When Americans ask Obama where the jobs are, he will fortunately have an answer for them. Last week, a jobs bill was passed in the Senate, and surprisingly, it was the moderate Republicans who helped block a pending filibuster. Scott Brown of Massachusetts led the charge, serving notice that he is willing to work with the other side in order to get things done in Washington. This is a good sign that moderate Republicans might be willing to break rank to actually help create a productive Congress.

The nastiest move in Congress last week was by Jim Bunning, a Kentucky Republican, who decided to block the extension of health insurance benefits to the unemployed. He claims that he is blocking the measure to make the point that our government is being hypocritical by passing “pay-as-you-go” legislation and then contradicting the legislation right after passing it.

Bunning has a point that the deficit is spiraling out of control. Also, his gesture is likely symbolic, since the measure is expected to be passed next week. Simultaneously, it is ironic that he chooses the absolute worst time to start worrying about the deficit. He has been in the Senate since 1998 and would hardly have engaged in such a spectacle during the massive spending of the Bush administration. Additionally, we must confront the fact that it makes no sense for us to expect a president to create jobs while telling him that he can’t touch the deficit. That’s like telling an unemployed man with no savings that he can’t use his credit card to get a ride to work.

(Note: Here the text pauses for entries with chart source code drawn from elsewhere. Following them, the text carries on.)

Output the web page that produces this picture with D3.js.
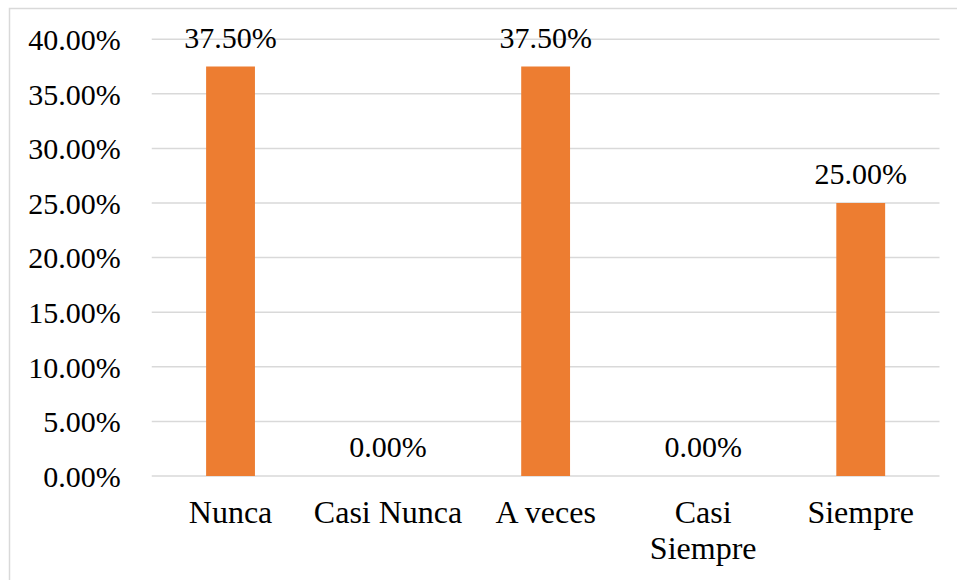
<!DOCTYPE html>
<html>
<head>
<meta charset="utf-8">
<script src="https://cdn.jsdelivr.net/npm/d3@7"></script>
<style>
  html, body { margin: 0; padding: 0; background: #ffffff; }
  svg { display: block; }
</style>
</head>
<body>
<svg id="chart" width="957" height="580"></svg>
<script>
// Response frequencies (share of respondents)
const categories = ["Nunca", "Casi Nunca", "A veces", "Casi Siempre", "Siempre"];
const values = [0.375, 0, 0.375, 0, 0.25];
const yTicks = [0, 0.05, 0.10, 0.15, 0.20, 0.25, 0.30, 0.35, 0.40];

const FONT = "'Liberation Serif', 'Times New Roman', serif";
const FS = 30;      // numbers
const FS_CAT = 32;  // category names

const W = 957, H = 580;
const margin = { top: 39.2, right: 17.5, bottom: 104, left: 151.75 };
const plotW = W - margin.left - margin.right;
const plotH = H - margin.top - margin.bottom;

const svg = d3.select("#chart");

// Outer chart frame
svg.append("rect")
  .attr("x", 9.5).attr("y", 8.5)
  .attr("width", 960).attr("height", 600)
  .attr("fill", "none").attr("stroke", "#d9d9d9").attr("stroke-width", 1.5);

const g = svg.append("g").attr("transform", `translate(${margin.left},${margin.top})`);

const x = d3.scaleBand().domain(categories).range([0, plotW]).paddingInner(0.69).paddingOuter(0.345);
const y = d3.scaleLinear().domain([0, 0.40]).range([plotH, 0]);

const fmt = d3.format(".2%");

// Horizontal gridlines
g.append("g")
  .selectAll("line")
  .data(yTicks)
  .join("line")
  .attr("x1", 0).attr("x2", plotW)
  .attr("y1", d => y(d)).attr("y2", d => y(d))
  .attr("stroke", "#d9d9d9").attr("stroke-width", 1.5);

// Y axis labels
const yAxis = d3.axisLeft(y).tickValues(yTicks).tickFormat(fmt).tickSize(0).tickPadding(31);
const ya = g.append("g").call(yAxis);
ya.select(".domain").remove();
ya.selectAll("text")
  .style("font-family", FONT)
  .style("font-size", FS + "px")
  .style("fill", "#000")
  .attr("dy", "0.34em");

// Bars
g.append("g")
  .selectAll("rect")
  .data(values)
  .join("rect")
  .attr("x", (d, i) => x(categories[i]))
  .attr("width", x.bandwidth())
  .attr("y", d => y(d))
  .attr("height", d => plotH - y(d))
  .attr("fill", "#ed7d31");

// Value labels
g.append("g")
  .selectAll("text")
  .data(values)
  .join("text")
  .attr("x", (d, i) => x(categories[i]) + x.bandwidth() / 2)
  .attr("y", d => y(d) - 19)
  .attr("text-anchor", "middle")
  .style("font-family", FONT)
  .style("font-size", FS + "px")
  .style("fill", "#000")
  .text(d => fmt(d));

// Category labels (wrapped where they exceed the band)
const step = x.step();
const cat = g.append("g").attr("transform", `translate(0,${plotH})`);
categories.forEach(c => {
  const cx = x(c) + x.bandwidth() / 2;
  const words = c.split(" ");
  const t = cat.append("text")
    .attr("x", cx).attr("y", 47)
    .attr("text-anchor", "middle")
    .style("font-family", FONT)
    .style("font-size", FS_CAT + "px")
    .style("fill", "#000");
  t.text(c);
  if (t.node().getComputedTextLength() > step - 4 && words.length > 1) {
    t.text(null);
    words.forEach((w, i) => {
      t.append("tspan").attr("x", cx).attr("dy", i === 0 ? 0 : 36).text(w);
    });
  }
});
</script>
</body>
</html>
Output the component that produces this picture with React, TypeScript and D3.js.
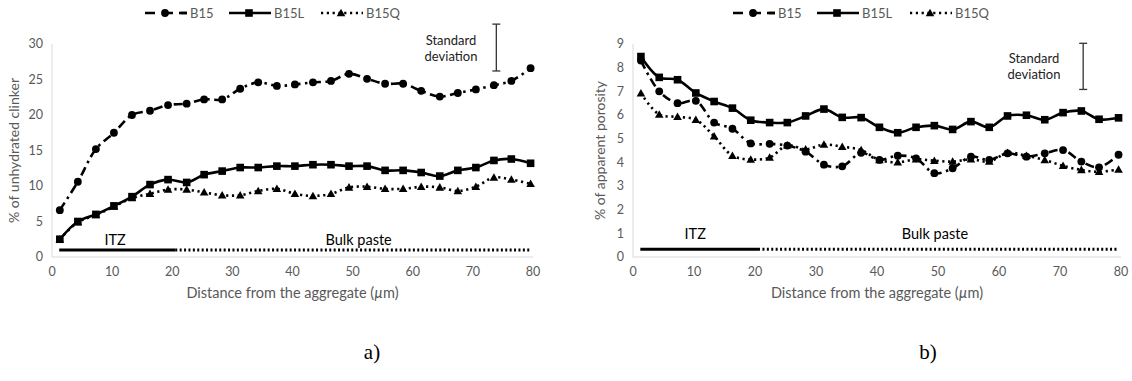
import React from "react";
import * as d3 from "d3";

// distances from the aggregate (µm)
const distances = [1.3, 4.3, 7.3, 10.3, 13.3, 16.3, 19.3, 22.4, 25.3, 28.3, 31.3, 34.3, 37.4, 40.4, 43.4, 46.4, 49.4, 52.4, 55.4, 58.4, 61.4, 64.5, 67.5, 70.5, 73.5, 76.4, 79.6];

// a) % of unhydrated clinker
const clinkerB15 = [6.6, 10.6, 15.2, 17.5, 20.0, 20.6, 21.4, 21.6, 22.2, 22.2, 23.7, 24.6, 24.1, 24.3, 24.6, 24.8, 25.8, 25.1, 24.4, 24.4, 23.4, 22.6, 23.1, 23.6, 24.2, 24.8, 26.6];
const clinkerB15L = [2.5, 5.0, 6.0, 7.2, 8.5, 10.2, 10.9, 10.5, 11.6, 12.1, 12.6, 12.6, 12.8, 12.8, 13.0, 13.0, 12.8, 12.8, 12.2, 12.2, 11.9, 11.4, 12.2, 12.6, 13.6, 13.8, 13.2];
const clinkerB15Q = [2.5, 4.9, 5.9, 7.1, 8.3, 8.9, 9.5, 9.5, 9.1, 8.7, 8.7, 9.3, 9.6, 8.9, 8.6, 8.9, 9.8, 9.9, 9.6, 9.6, 9.9, 9.8, 9.3, 9.9, 11.2, 10.9, 10.3];

// b) % of apparent porosity
const porosityB15 = [8.3, 7.0, 6.5, 6.6, 5.68, 5.42, 4.8, 4.78, 4.71, 4.45, 3.9, 3.83, 4.4, 4.1, 4.28, 4.17, 3.54, 3.75, 4.24, 4.1, 4.38, 4.24, 4.38, 4.52, 4.03, 3.79, 4.32];
const porosityB15L = [8.47, 7.59, 7.49, 6.93, 6.57, 6.29, 5.78, 5.68, 5.68, 5.96, 6.25, 5.9, 5.89, 5.48, 5.25, 5.48, 5.55, 5.39, 5.72, 5.48, 5.96, 5.99, 5.8, 6.1, 6.17, 5.82, 5.88];
const porosityB15Q = [6.92, 6.02, 5.92, 5.8, 5.1, 4.28, 4.12, 4.2, 4.72, 4.55, 4.75, 4.66, 4.52, 4.1, 4.0, 4.13, 4.07, 4.03, 4.13, 4.03, 4.4, 4.28, 4.1, 3.85, 3.68, 3.6, 3.7];

const seriesNames = ["B15", "B15L", "B15Q"];
const xTicks = [0, 10, 20, 30, 40, 50, 60, 70, 80];
const clinkerTicks = [0, 5, 10, 15, 20, 25, 30];
const porosityTicks = [0, 1, 2, 3, 4, 5, 6, 7, 8, 9];

const FONT = "Lato, 'Open Sans', sans-serif";
const GRAY = "#595959";
const AXIS = "#d9d9d9";

type Style = { dash: string; cap: "butt" | "round"; marker: "circle" | "square" | "triangle" };
const styles: Style[] = [
  { dash: "9 4.5 2.5 4.5", cap: "butt", marker: "circle" },
  { dash: "none", cap: "butt", marker: "square" },
  { dash: "2.2 3.6", cap: "butt", marker: "triangle" },
];

function Marker({ type, x, y }: { type: string; x: number; y: number }) {
  if (type === "circle") return <circle cx={x} cy={y} r={3.9} fill="#000" />;
  if (type === "square") return <rect x={x - 3.8} y={y - 3.8} width={7.6} height={7.6} fill="#000" />;
  const s = 4.3;
  return <path d={`M${x},${y - s}L${x + s},${y + s * 0.75}L${x - s},${y + s * 0.75}Z`} fill="#000" />;
}

type PanelProps = {
  x0: number; x1: number; yTop: number; yBot: number;
  yMax: number; yTicks: number[]; yTitle: string;
  data: number[][];
  legendX: number[];
  itzY: number; itzLabelX: number; bulkLabelX: number; labelY: number;
  sdX: number; sdLow: number; sdHigh: number; sdTextX: number; sdTextY: number;
  yTitleX: number; tag: string; tagX: number;
};

function Panel(p: PanelProps) {
  const x = d3.scaleLinear().domain([0, 80]).range([p.x0, p.x1]);
  const y = d3.scaleLinear().domain([0, p.yMax]).range([p.yBot, p.yTop]);
  const line = d3
    .line<number>()
    .x((_, i) => x(distances[i]))
    .y((d) => y(d))
    .curve(d3.curveCatmullRom.alpha(0.5));
  const legendY = 13;
  return (
    <g>
      <line x1={p.x0} x2={p.x0} y1={p.yTop} y2={p.yBot} stroke={AXIS} strokeWidth={1} />
      <line x1={p.x0} x2={p.x1} y1={p.yBot} y2={p.yBot} stroke={AXIS} strokeWidth={1} />
      {p.yTicks.map((t) => (
        <text key={"y" + t} x={p.x0 - 9} y={y(t)} dy="0.35em" textAnchor="end" fontSize={12.5} fill={GRAY} fontFamily={FONT}>
          {t}
        </text>
      ))}
      {xTicks.map((t) => (
        <text key={"x" + t} x={x(t)} y={p.yBot + 15} dy="0.35em" textAnchor="middle" fontSize={12.5} fill={GRAY} fontFamily={FONT}>
          {t}
        </text>
      ))}
      <text x={(p.x0 + p.x1) / 2} y={p.yBot + 36} dy="0.35em" textAnchor="middle" fontSize={14.5} fill={GRAY} fontFamily={FONT}>
        Distance from the aggregate (<tspan fontStyle="italic">µ</tspan>m)
      </text>
      <text
        transform={`translate(${p.yTitleX},${(p.yTop + p.yBot) / 2}) rotate(-90)`}
        dy="0.35em"
        textAnchor="middle"
        fontSize={14}
        fill={GRAY}
        fontFamily={FONT}
      >
        {p.yTitle}
      </text>

      <line x1={x(1.2)} x2={x(20.5)} y1={y(p.itzY)} y2={y(p.itzY)} stroke="#000" strokeWidth={3} />
      <line x1={x(20.5)} x2={x(79.6)} y1={y(p.itzY)} y2={y(p.itzY)} stroke="#000" strokeWidth={3} strokeDasharray="2 2.4" />
      <text x={x(p.itzLabelX)} y={y(p.labelY)} dy="0.35em" textAnchor="middle" fontSize={14.5} fill="#000" fontFamily={FONT}>
        ITZ
      </text>
      <text x={x(p.bulkLabelX)} y={y(p.labelY)} dy="0.35em" textAnchor="middle" fontSize={14.5} fill="#000" fontFamily={FONT}>
        Bulk paste
      </text>

      <g stroke="#333" strokeWidth={1.3}>
        <line x1={x(p.sdX)} x2={x(p.sdX)} y1={y(p.sdLow)} y2={y(p.sdHigh)} />
        <line x1={x(p.sdX) - 4} x2={x(p.sdX) + 4} y1={y(p.sdLow)} y2={y(p.sdLow)} />
        <line x1={x(p.sdX) - 4} x2={x(p.sdX) + 4} y1={y(p.sdHigh)} y2={y(p.sdHigh)} />
      </g>
      <text x={p.sdTextX} y={p.sdTextY} textAnchor="middle" fontSize={13} fill="#222" fontFamily={FONT}>
        <tspan x={p.sdTextX} dy="0">Standard</tspan>
        <tspan x={p.sdTextX} dy="16">deviation</tspan>
      </text>

      {p.data.map((vals, si) => (
        <g key={"s" + si}>
          <path
            d={line(vals) || ""}
            fill="none"
            stroke="#000"
            strokeWidth={2.6}
            strokeDasharray={styles[si].dash}
            strokeLinecap={styles[si].cap}
          />
          {vals.map((v, i) => (
            <Marker key={i} type={styles[si].marker} x={x(distances[i])} y={y(v)} />
          ))}
        </g>
      ))}

      {seriesNames.map((name, si) => {
        const lx = p.legendX[si];
        return (
          <g key={"l" + si}>
            <line x1={lx} x2={lx + 42} y1={legendY} y2={legendY} stroke="#000" strokeWidth={2.6} strokeDasharray={si === 0 ? "10 8 0 0" : styles[si].dash} />
            {si === 0 && <line x1={lx + 34} x2={lx + 42} y1={legendY} y2={legendY} stroke="#000" strokeWidth={2.6} />}
            <Marker type={styles[si].marker} x={lx + 20} y={legendY} />
            <text x={lx + 45} y={legendY} dy="0.35em" fontSize={13} fill={GRAY} fontFamily={FONT}>
              {name}
            </text>
          </g>
        );
      })}

      <text x={p.tagX} y={352} dy="0.35em" textAnchor="middle" fontSize={21} fill="#000" fontFamily="'Liberation Serif', 'DejaVu Serif', serif">
        {p.tag}
      </text>
    </g>
  );
}

export default function App() {
  return (
    <svg width={1132} height={381} style={{ position: "absolute", left: 0, top: 0, background: "#fff" }}>
      <rect width={1132} height={381} fill="#fff" />
      <Panel
        x0={52} x1={533} yTop={44} yBot={257}
        yMax={30} yTicks={clinkerTicks} yTitle="% of unhydrated clinker"
        data={[clinkerB15, clinkerB15L, clinkerB15Q]}
        legendX={[145, 229, 321]}
        itzY={1} itzLabelX={10.5} bulkLabelX={51} labelY={2.4}
        sdX={73.9} sdLow={26.2} sdHigh={32.8} sdTextX={451} sdTextY={45}
        yTitleX={14} tag="a)" tagX={372}
      />
      <Panel
        x0={633} x1={1121} yTop={44} yBot={257}
        yMax={9} yTicks={porosityTicks} yTitle="% of apparent porosity"
        data={[porosityB15, porosityB15L, porosityB15Q]}
        legendX={[733, 817, 910]}
        itzY={0.33} itzLabelX={10.2} bulkLabelX={49.5} labelY={0.98}
        sdX={73.8} sdLow={7.08} sdHigh={9.03} sdTextX={1034} sdTextY={63}
        yTitleX={600} tag="b)" tagX={928}
      />
    </svg>
  );
}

Bunning should stop grandstanding, since he is the one who will be blamed when over a million Americans lose their benefits.

One of the key questions these days is whether or not jobs legislation should be passed piecemeal or in one massive clump. My vote: let’s do it piecemeal and here are the reasons why:

1) Smaller spending won’t alarm the public: Right now, the deficit is one of the leading concerns for Americans behind jobs. By aiming for another gargantuan spending measure in the hundreds of billions of dollars, Obama is set to become a spitting image of the heavy spending president that the Republicans have painted him to be.

2) Several pieces of good news is better than a one time hit: Given that the president has made job creation his top priority for 2010, it is important that he send a long list of consistent signals that he is dealing with the task of providing jobs in America. While one major economic announcement will disappear quickly in an ever more rapid media cycle, several announcements are due to have more staying power.

3) Piecemeal legislation might make it easier to work with those pesky Republicans: President Obama is being reminded daily that working with moderate Republicans will be necessary for him to get anything done. By creating bills with manageable price tags, the president can deviate from the Congressional gridlock of 2009.

A broader point to be made is that our government will never get the deficit under control and entitlement spending will lead to decades of economic headaches. We have an aging population, which will cause declines in national productivity. Additionally, while politicians spend more when times are bad, they don’t reduce spending when times are good. That is the way of Washington, and that’s why you’d better make sure you’re putting money into your 401k.